Administrative Read Reference


Investment of Funds

Illinois statute 50 ILCS 340/1 specifically authorizes certain local governmental units, including libraries, upon adoption of a resolution by the board, to invest in:

  • their own tax anticipation warrants;
  • their own general obligation bonds;
  • bonds or other interest-bearing obligations of the United States or the state of Illinois;
  • savings accounts and certificates of deposit of any state or national bank, provided such accounts and certificates are fully insured by the FDIC (meaning the amount of the account or certificate cannot exceed applicable insurance limits) and state or federally chartered savings and loan associations, provided such accounts and certificates are fully insured by the FSLIC; and
  • treasury notes and other securities issued by agencies of the United States.

Under 50 ILCS 340/2, any warrants purchased under the authority granted by 50 ILCS 340/1 may, by ordinance or resolution of the board, be either resold or canceled and reissued in the same principal amount, in either case at the same or an adjusted rate of interest. Proceeds from such resale or reissuance are to be applied first to repayment of the funds used to purchase the warrants, with the balance to revert to the fund for which the tax anticipation warrants were originally issued.

Probably far more importantly, 30 ILCS 235/2, 235/3, 235/4, and 235/5 authorize investment by local governments, including libraries, in:

  1. bonds, notes, certificates or indebtedness, treasury bills or other securities guaranteed by the full faith and credit of the United States government;
  2. interest-bearing savings accounts, certificates of deposit or time deposit, or other investments constituting direct obligations of any bank, as defined by the Illinois Banking Act [205 ILCS 5/];
  3. short-term obligations of corporations organized in the United States with assets exceeding $500 million if:
    1. such obligations are rated at the time of purchase within the three highest classifications established by at least 2 standard rating services and which mature not later than 180 days from the date of purchase, and such purchases do not exceed 10% of the corporations' outstanding obligations;
    2. in money market mutual funds registered under the Investment Company Act of 1940, provided the portfolio is limited to obligations specified in the statute and to agreements to repurchase such obligations.

Investments may be made only in banks that are insured by the FDIC. Any public agency may invest any public funds in short-term discount obligations of the Federal National Mortgage Association or in shares or other forms of securities issuable by savings and loan associations. Investments may be made only in those savings and loan associations, the shares or certificates of which are insured by the FSLIC. Any such securities may be purchased at the offering or market price thereof at the time of such purchase. Such securities so purchased shall mature or be redeemable on a date or dates prior to the time when, in the judgment of the governing authority, the public funds so invested will be required for expenditure.

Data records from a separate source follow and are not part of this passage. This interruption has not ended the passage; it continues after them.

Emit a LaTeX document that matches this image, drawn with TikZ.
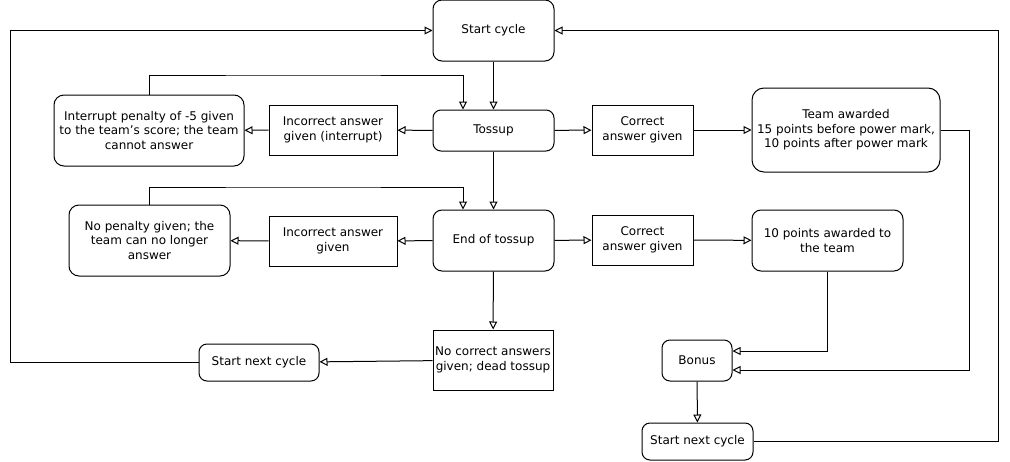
\documentclass[tikz,border=0pt]{standalone}
\usepackage{fontspec}
\setmainfont{DejaVu Sans}
\usetikzlibrary{arrows.meta}

\begin{document}
\begin{tikzpicture}[x=1pt, y=-1pt, line width=1pt,
    every node/.style={font=\fontsize{12}{14.5}\selectfont, align=center, inner sep=0pt},
    roundbox/.style={draw, rounded corners=8pt},
    plainbox/.style={draw},
    flow/.style={-{Triangle[open, length=8pt, width=8pt]}}]
    \useasboundingbox (0,0) rectangle (1010,461);

    % Main column
    \node[roundbox, rounded corners=9pt, minimum width=121pt, minimum height=61pt] (start) at (493.5,30.5) {Start cycle};
    \node[roundbox, minimum width=121pt, minimum height=41pt] (toss) at (493.5,130.5) {Tossup};
    \node[roundbox, rounded corners=9pt, minimum width=121pt, minimum height=61pt] (endtoss) at (493.5,240.5) {End of tossup};
    \node[plainbox, minimum width=120pt, minimum height=60pt] (dead) at (493,360) {No correct answers\\given; dead tossup};

    % Wrong answers (left)
    \node[plainbox, minimum width=128pt, minimum height=50pt] (wrongint) at (333,130) {Incorrect answer\\given (interrupt)};
    \node[roundbox, rounded corners=10pt, minimum width=190pt, minimum height=71pt] (penalty) at (149,130.5) {Interrupt penalty of -5 given\\to the team's score; the team\\cannot answer};
    \node[plainbox, minimum width=128pt, minimum height=50pt] (wrong) at (333,241) {Incorrect answer\\given};
    \node[roundbox, rounded corners=10pt, minimum width=161pt, minimum height=71pt] (nopen) at (149.5,240.5) {No penalty given; the\\team can no longer\\answer};
    \node[roundbox, minimum width=120pt, minimum height=37pt] (nextL) at (259,362.5) {Start next cycle};

    % Right answers (right)
    \node[plainbox, minimum width=101pt, minimum height=50pt] (right1) at (642.5,130) {Correct\\answer given};
    \node[roundbox, rounded corners=12pt, minimum width=188pt, minimum height=84pt] (power) at (846,130) {Team awarded\\15 points before power mark,\\10 points after power mark};
    \node[plainbox, minimum width=101pt, minimum height=50pt] (right2) at (642.5,240) {Correct\\answer given};
    \node[roundbox, rounded corners=9pt, minimum width=151pt, minimum height=61pt] (ten) at (827.5,240.5) {10 points awarded to\\the team};
    \node[roundbox, minimum width=70pt, minimum height=41pt] (bonus) at (697,360.5) {Bonus};
    \node[roundbox, minimum width=111pt, minimum height=37pt] (nextR) at (697.5,441.5) {Start next cycle};

    % Vertical flow
    \draw[flow] (start) -- (toss);
    \draw[flow] (toss) -- (endtoss);
    \draw[flow] (endtoss) -- (dead);
    \draw[flow] (bonus) -- (nextR);

    % Tossup row
    \draw[flow] (toss) -- (wrongint);
    \draw[flow] (wrongint) -- (penalty);
    \draw[flow] (toss) -- (right1);
    \draw[flow] (right1) -- (power);
    \draw[flow] (penalty.north) |- (300,75) -| ([xshift=-30.5pt]toss.north);

    % End of tossup row
    \draw[flow] (endtoss) -- (wrong);
    \draw[flow] (wrong) -- (nopen);
    \draw[flow] (endtoss) -- (right2);
    \draw[flow] (right2) -- (ten);
    \draw[flow] (nopen.north) |- (300,187) -| ([xshift=-30.5pt]endtoss.north);

    % To the bonus
    \draw[flow] (ten.south) |- ([yshift=9.5pt]bonus.east);
    \draw[flow] (power.east) -- (969,130) |- ([yshift=-9.5pt]bonus.east);

    % Back to the start
    \draw[flow] (dead) -- (nextL);
    \draw[flow] (nextL.west) -- (10,362.5) |- (start.west);
    \draw[flow] (nextR.east) -- (998.5,441.5) |- (start.east);

\end{tikzpicture}
\end{document}
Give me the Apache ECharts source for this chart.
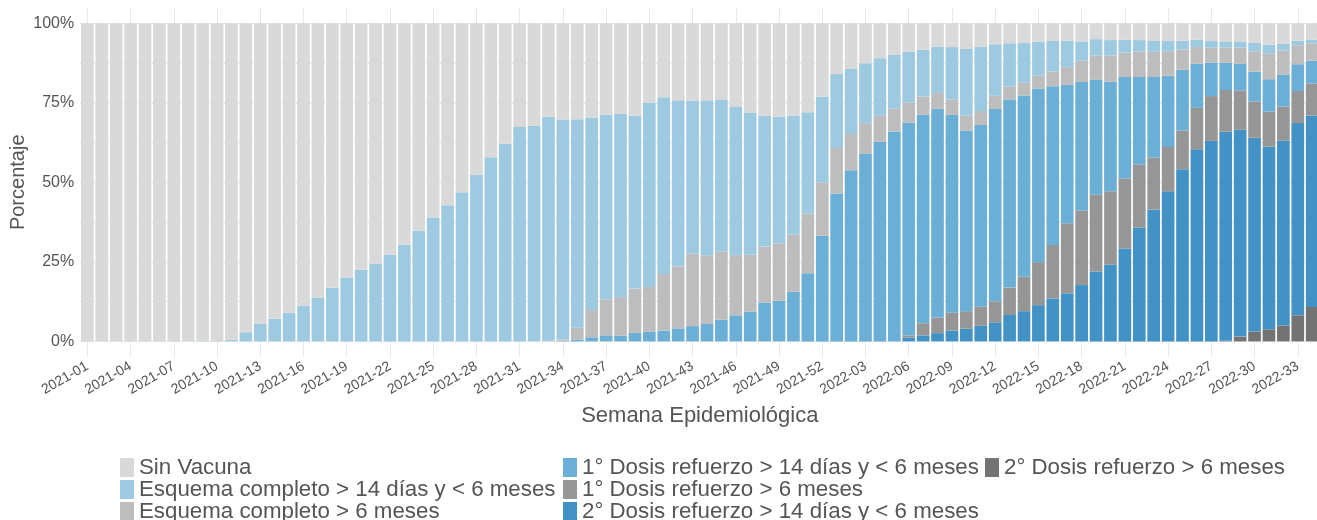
<!DOCTYPE html>
<html>
<head>
<meta charset="utf-8">
<script src="https://cdn.jsdelivr.net/npm/echarts@6/dist/echarts.min.js"></script>
<style>
  html, body { margin: 0; padding: 0; background: #fff; }
  #chart { width: 1317px; height: 520px; }
</style>
</head>
<body>
<div id="chart"></div>
<script>
// weeks 2021-01 .. 2022-34
const years = [2021, 2022];
const weeksPerYear = [52, 34];
const weeks = [];
years.forEach((y, k) => {
  for (let w = 1; w <= weeksPerYear[k]; w++) {
    weeks.push(y + '-' + (w < 10 ? '0' + w : w));
  }
});

// percentages per week, bottom of the stack first
const dosis2Mas6 = [
  0,0,0,0,0,0,0,0,0,0,
  0,0,0,0,0,0,0,0,0,0,
  0,0,0,0,0,0,0,0,0,0,
  0,0,0,0,0,0,0,0,0,0,
  0,0,0,0,0,0,0,0,0,0,
  0,0,0,0,0,0,0,0,0,0,
  0,0,0,0,0,0,0,0,0,0,
  0,0,0,0,0,0,0,0,0,0.2,
  1.5,3.1,3.8,5.0,8.2,10.8
];
const dosis2Menos6 = [
  0,0,0,0,0,0,0,0,0,0,
  0,0,0,0,0,0,0,0,0,0,
  0,0,0,0,0,0,0,0,0,0,
  0,0,0,0,0,0,0,0,0,0,
  0,0,0,0,0,0,0,0,0,0,
  0,0,0,0,0,0,0.1,1.2,1.9,2.6,
  3.4,4.0,4.9,6.0,8.3,9.5,11.4,13.5,15.1,17.7,
  22.0,24.2,29.2,35.8,41.4,47.2,54.1,60.4,63.0,65.7,
  65.0,60.9,57.4,58.1,60.4,60.2
];
const dosis1Mas6 = [
  0,0,0,0,0,0,0,0,0,0,
  0,0,0,0,0,0,0,0,0,0,
  0,0,0,0,0,0,0,0,0,0,
  0,0,0,0,0,0,0,0,0,0,
  0,0,0,0,0,0,0,0,0,0,
  0,0,0,0,0,0,0,0.7,3.8,4.9,
  5.6,5.5,6.0,6.6,8.6,10.8,13.5,16.8,22.0,23.4,
  24.1,23.0,22.0,19.8,16.4,13.9,12.2,13.0,14.1,13.1,
  12.4,11.4,11.0,10.7,10.1,10.0
];
const dosis1Menos6 = [
  0,0,0,0,0,0,0,0,0,0,
  0,0,0,0,0,0,0,0,0,0,
  0,0,0,0,0,0,0,0,0,0,
  0,0,0,0.2,0.6,1.3,1.9,1.8,2.7,3.0,
  3.4,4.1,4.8,5.5,6.8,8.2,9.3,12.2,12.8,15.6,
  21.4,33.2,46.5,53.8,58.9,62.7,65.9,66.8,65.5,65.6,
  62.2,56.8,57.1,60.4,59.1,57.0,54.6,49.9,43.6,40.4,
  36.2,34.4,31.9,27.5,25.3,22.4,19.1,13.9,10.5,8.6,
  8.4,9.4,10.2,10.1,8.4,7.2
];
const esquemaMas6 = [
  0,0,0,0,0,0,0,0,0,0,
  0,0,0,0,0,0,0,0,0,0,
  0,0,0,0,0,0,0,0,0,0,
  0,0.1,0.2,0.4,3.7,8.6,11.3,12.1,13.9,14.1,
  17.8,19.5,22.8,21.6,21.5,18.9,17.9,17.6,18.0,17.9,
  18.8,16.7,14.3,11.4,9.7,8.2,7.1,6.3,5.7,5.0,
  4.8,4.6,4.4,4.2,4.1,4.0,4.0,4.6,5.5,6.7,
  7.5,8.3,7.7,8.0,7.9,7.7,6.3,5.2,4.8,4.8,
  5.0,6.4,8.0,7.5,6.0,5.5
];
const esquemaMenos6 = [
  0,0,0,0,0,0,0,0,0.1,0.1,
  0.5,2.9,5.5,7.1,8.9,11.2,13.8,16.9,20.1,22.5,
  24.5,27.3,30.4,34.8,38.9,42.8,46.9,52.4,57.9,62.1,
  67.4,67.7,70.4,69.1,65.5,60.4,58.0,57.6,54.3,58.0,
  55.5,52.2,48.0,48.7,47.6,46.6,44.6,41.1,39.8,37.4,
  31.8,27.0,23.2,20.4,18.8,18.1,16.9,16.0,14.8,14.5,
  16.5,21.0,20.2,16.2,13.6,12.6,10.7,9.6,8.3,6.1,
  5.2,4.8,4.0,3.6,3.4,3.2,2.8,2.3,2.0,1.7,
  1.8,2.6,2.8,2.2,1.4,1.1
];
const sinVacuna = [
  100,100,100,100,100,100,100,100,99.9,99.9,
  99.5,97.1,94.5,92.9,91.1,88.8,86.2,83.1,79.9,77.5,
  75.5,72.7,69.6,65.2,61.1,57.2,53.1,47.6,42.1,37.9,
  32.6,32.2,29.4,30.3,30.2,29.7,28.8,28.5,29.1,24.9,
  23.3,24.2,24.4,24.2,24.1,26.3,28.2,29.1,29.4,29.1,
  28.0,23.1,16.0,14.4,12.6,11.0,10.0,9.0,8.3,7.4,
  7.5,8.1,7.4,6.6,6.3,6.1,5.8,5.6,5.5,5.7,
  5.0,5.3,5.2,5.3,5.6,5.6,5.5,5.2,5.6,5.9,
  5.9,6.2,6.8,6.4,5.5,5.2
];

const yLabels = [0, 25, 50, 75, 100];
const yGridLines = [0, 12.5, 25, 37.5, 50, 62.5, 75, 87.5, 100];

const names = [
  '2° Dosis refuerzo > 6 meses',
  '2° Dosis refuerzo > 14 días y < 6 meses',
  '1° Dosis refuerzo > 6 meses',
  '1° Dosis refuerzo > 14 días y < 6 meses',
  'Esquema completo > 6 meses',
  'Esquema completo > 14 días y < 6 meses',
  'Sin Vacuna'
];
const values = [dosis2Mas6, dosis2Menos6, dosis1Mas6, dosis1Menos6, esquemaMas6, esquemaMenos6, sinVacuna];
const colors = ['#737373', '#4292c6', '#969696', '#6baed6', '#bdbdbd', '#9ecae1', '#d9d9d9'];

const font = 'Liberation Sans, Arial, sans-serif';
const textColor = '#555555';

const barSeries = names.map((n, i) => ({
  name: n,
  type: 'bar',
  stack: 'total',
  data: values[i],
  barCategoryGap: '12%',
  itemStyle: { color: colors[i] },
  z: 2
}));

// dotted grid lines, drawn under the bars
const gridSeries = {
  name: 'grid',
  type: 'line',
  data: [],
  z: 0,
  silent: true,
  markLine: {
    silent: true,
    z: 0,
    symbol: 'none',
    label: { show: false },
    animation: false,
    lineStyle: { color: '#d6d6d6', type: 'dotted', width: 1 },
    data: weeks.filter((w, i) => i % 3 === 0).map(w => ({ xAxis: w }))
      .concat(yGridLines.map(v => ({ yAxis: v })))
  }
};

const legendBase = {
  orient: 'vertical',
  icon: 'rect',
  height: 120,
  itemWidth: 14,
  itemHeight: 19,
  itemGap: 0,
  padding: 0,
  selectedMode: false,
  textStyle: { fontSize: 22.3, color: textColor, fontFamily: font }
};

const chart = echarts.init(document.getElementById('chart'));
chart.setOption({
  animation: false,
  textStyle: { fontFamily: font },
  grid: {
    left: 80.15,
    right: -2.4,
    top: 7.3,
    bottom: 162.7,
    outerBoundsMode: 'none'
  },
  legend: [
    Object.assign({ left: 120, top: 456.5, data: [names[6], names[5], names[4]] }, legendBase),
    Object.assign({ left: 563, top: 456.5, data: [names[3], names[2], names[1]] }, legendBase),
    Object.assign({ left: 985, top: 456.5, data: [names[0]] }, legendBase)
  ],
  xAxis: {
    type: 'category',
    data: weeks,
    name: 'Semana Epidemiológica',
    nameLocation: 'middle',
    nameGap: 48,
    nameTextStyle: { fontSize: 22, color: textColor, fontFamily: font },
    axisLine: { show: false },
    axisTick: { show: false },
    splitLine: { show: false },
    axisLabel: {
      interval: 2,
      rotate: 30,
      margin: 8,
      fontSize: 14,
      color: textColor,
      fontFamily: font
    }
  },
  yAxis: {
    type: 'value',
    min: -5,
    max: 105,
    interval: 5,
    name: 'Porcentaje',
    nameLocation: 'middle',
    nameGap: 52,
    nameMoveOverlap: false,
    nameTextStyle: { fontSize: 20, color: textColor, fontFamily: font },
    axisLine: { show: false },
    axisTick: { show: false },
    splitLine: { show: false },
    axisLabel: {
      margin: 6,
      fontSize: 16,
      color: textColor,
      fontFamily: font,
      formatter: v => (yLabels.indexOf(v) >= 0 ? v + '%' : '')
    }
  },
  series: barSeries.concat([gridSeries])
});
</script>
</body>
</html>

The expressed judgment of any such governing authority as to when public funds will be required for expenditure or be redeemable is final and conclusive.

Public agencies may invest in the Public Treasurer's Investment Pool or in a fund managed, operated, and administered by a bank. Public agencies may also invest in repurchase agreements of government securities, subject to the Government Securities Act. Under 30 ILCS 235/2(b) public agencies may also invest in certain types of accounts of Illinois- or Federally-chartered credit unions, so long as their principal office is in Illinois and the accounts are fully insured by applicable law.

75 ILCS 16/35-25(d) and 30 ILCS 235/6 provide that no bank, savings and loan, or credit union shall receive public funds unless it has complied with the requirements established in the Act. Briefly stated, the requirements include the furnishing of the last two sworn statements of resources and liabilities that the institution has filed (and is required to file) with its respective regulatory agency. Additionally, the funds not insured (i.e., historically greater than $l00,000, except that the insured limit has been undergoing some variation by federal authorities) or collateralized by a federal agency shall not exceed 75% of a bank's capital stock and surplus, 75% of a savings and loan's net worth, or 50% of the unimpaired capital and surplus of a credit union.